Exercise objective »
Search the records below for the word "with". Pull out each line that has it.

━━━ Input for this task

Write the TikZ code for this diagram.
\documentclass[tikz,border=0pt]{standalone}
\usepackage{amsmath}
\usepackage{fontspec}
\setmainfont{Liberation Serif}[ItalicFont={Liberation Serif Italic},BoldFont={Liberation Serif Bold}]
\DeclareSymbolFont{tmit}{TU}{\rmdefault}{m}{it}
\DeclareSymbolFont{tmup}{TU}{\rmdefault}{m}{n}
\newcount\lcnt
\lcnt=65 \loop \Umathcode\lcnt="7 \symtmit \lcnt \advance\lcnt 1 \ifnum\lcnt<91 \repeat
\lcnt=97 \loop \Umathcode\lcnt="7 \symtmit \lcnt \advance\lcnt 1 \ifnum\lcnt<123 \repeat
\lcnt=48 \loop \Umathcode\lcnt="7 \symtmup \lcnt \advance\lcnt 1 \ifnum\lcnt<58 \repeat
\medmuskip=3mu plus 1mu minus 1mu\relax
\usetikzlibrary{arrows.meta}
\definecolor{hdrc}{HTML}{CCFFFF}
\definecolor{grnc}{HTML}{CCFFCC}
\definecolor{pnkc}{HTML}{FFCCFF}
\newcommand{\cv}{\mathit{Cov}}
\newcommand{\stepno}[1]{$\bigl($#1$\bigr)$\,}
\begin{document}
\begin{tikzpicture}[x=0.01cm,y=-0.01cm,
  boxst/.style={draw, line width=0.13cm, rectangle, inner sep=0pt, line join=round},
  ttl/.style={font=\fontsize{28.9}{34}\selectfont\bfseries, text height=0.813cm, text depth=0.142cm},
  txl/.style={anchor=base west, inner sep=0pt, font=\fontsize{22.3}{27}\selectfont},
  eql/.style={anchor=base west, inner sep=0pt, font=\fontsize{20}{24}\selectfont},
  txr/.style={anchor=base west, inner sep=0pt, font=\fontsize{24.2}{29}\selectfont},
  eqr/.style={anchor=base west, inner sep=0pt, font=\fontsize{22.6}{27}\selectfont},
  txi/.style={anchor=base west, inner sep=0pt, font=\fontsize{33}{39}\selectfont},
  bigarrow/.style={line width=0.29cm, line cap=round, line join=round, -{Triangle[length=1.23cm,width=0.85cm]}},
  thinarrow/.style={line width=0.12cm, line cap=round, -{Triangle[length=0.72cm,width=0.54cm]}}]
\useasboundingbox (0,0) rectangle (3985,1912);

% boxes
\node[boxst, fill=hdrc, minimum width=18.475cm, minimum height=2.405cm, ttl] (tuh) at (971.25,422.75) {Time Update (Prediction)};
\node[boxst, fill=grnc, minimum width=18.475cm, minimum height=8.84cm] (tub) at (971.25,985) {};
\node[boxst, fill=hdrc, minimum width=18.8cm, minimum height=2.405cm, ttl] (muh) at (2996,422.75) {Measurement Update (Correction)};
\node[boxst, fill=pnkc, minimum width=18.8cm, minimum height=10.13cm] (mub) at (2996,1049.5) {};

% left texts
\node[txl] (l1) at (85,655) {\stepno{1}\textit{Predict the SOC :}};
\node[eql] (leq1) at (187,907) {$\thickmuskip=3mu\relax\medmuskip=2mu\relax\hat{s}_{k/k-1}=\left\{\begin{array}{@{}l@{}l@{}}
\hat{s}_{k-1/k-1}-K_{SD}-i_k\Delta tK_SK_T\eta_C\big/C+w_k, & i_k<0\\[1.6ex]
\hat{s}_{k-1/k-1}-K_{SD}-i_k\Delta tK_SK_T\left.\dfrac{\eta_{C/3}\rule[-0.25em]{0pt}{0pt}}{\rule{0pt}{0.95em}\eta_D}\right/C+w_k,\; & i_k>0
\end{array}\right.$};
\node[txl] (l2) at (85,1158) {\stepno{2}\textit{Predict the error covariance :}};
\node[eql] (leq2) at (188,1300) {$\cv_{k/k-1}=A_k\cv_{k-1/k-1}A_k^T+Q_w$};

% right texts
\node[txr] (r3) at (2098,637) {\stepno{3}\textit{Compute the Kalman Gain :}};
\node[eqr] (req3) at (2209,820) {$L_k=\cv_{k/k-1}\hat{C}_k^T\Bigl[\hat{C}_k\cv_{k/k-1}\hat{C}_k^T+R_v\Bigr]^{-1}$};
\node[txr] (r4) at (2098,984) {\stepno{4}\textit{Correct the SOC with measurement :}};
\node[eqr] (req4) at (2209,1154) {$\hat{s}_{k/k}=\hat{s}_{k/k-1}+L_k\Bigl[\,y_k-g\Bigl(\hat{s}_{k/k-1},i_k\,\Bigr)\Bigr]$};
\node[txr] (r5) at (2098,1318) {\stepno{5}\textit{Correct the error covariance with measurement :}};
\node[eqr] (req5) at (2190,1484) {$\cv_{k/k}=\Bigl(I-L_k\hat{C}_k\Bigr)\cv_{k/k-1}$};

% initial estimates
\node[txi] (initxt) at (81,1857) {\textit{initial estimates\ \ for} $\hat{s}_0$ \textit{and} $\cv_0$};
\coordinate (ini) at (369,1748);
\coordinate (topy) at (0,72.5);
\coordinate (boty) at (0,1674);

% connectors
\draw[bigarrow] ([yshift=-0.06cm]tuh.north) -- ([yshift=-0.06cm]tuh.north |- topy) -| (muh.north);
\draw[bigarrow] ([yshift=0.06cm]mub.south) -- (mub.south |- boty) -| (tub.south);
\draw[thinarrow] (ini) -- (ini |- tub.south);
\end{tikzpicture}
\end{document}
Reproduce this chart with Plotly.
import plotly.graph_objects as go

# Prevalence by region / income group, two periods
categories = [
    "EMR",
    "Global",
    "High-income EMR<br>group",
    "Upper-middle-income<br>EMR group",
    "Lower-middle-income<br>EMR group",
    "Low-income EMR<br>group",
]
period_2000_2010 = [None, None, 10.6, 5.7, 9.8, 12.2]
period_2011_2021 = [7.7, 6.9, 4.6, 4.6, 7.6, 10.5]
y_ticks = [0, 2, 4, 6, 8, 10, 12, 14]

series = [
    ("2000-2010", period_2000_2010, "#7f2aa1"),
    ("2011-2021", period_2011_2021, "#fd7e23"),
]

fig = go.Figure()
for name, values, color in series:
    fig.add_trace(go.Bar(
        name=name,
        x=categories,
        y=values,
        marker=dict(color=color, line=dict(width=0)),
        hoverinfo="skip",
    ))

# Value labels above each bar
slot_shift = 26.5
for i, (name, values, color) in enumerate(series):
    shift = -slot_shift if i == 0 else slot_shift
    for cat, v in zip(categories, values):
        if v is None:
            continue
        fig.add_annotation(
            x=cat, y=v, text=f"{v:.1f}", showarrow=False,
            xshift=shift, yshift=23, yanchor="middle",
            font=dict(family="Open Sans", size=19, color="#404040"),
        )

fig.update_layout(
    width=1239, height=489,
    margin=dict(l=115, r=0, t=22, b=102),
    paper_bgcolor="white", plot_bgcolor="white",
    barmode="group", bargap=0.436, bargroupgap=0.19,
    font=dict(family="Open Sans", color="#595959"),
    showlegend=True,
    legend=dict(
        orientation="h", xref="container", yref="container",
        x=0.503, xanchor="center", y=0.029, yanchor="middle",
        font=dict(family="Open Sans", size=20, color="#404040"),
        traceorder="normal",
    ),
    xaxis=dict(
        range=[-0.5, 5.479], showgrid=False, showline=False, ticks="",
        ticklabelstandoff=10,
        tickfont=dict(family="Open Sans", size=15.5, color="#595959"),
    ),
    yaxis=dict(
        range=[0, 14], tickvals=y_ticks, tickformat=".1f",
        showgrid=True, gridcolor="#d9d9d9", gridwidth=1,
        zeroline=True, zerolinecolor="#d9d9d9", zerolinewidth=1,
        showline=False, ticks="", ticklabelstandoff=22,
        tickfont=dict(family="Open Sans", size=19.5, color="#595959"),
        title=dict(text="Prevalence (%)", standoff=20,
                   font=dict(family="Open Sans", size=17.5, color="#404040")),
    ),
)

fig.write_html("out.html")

━━━━━━

Output »
\node[txr] (r4) at (2098,984) {\stepno{4}\textit{Correct the SOC with measurement :}};
\node[txr] (r5) at (2098,1318) {\stepno{5}\textit{Correct the error covariance with measurement :}};
Reproduce this chart with Plotly.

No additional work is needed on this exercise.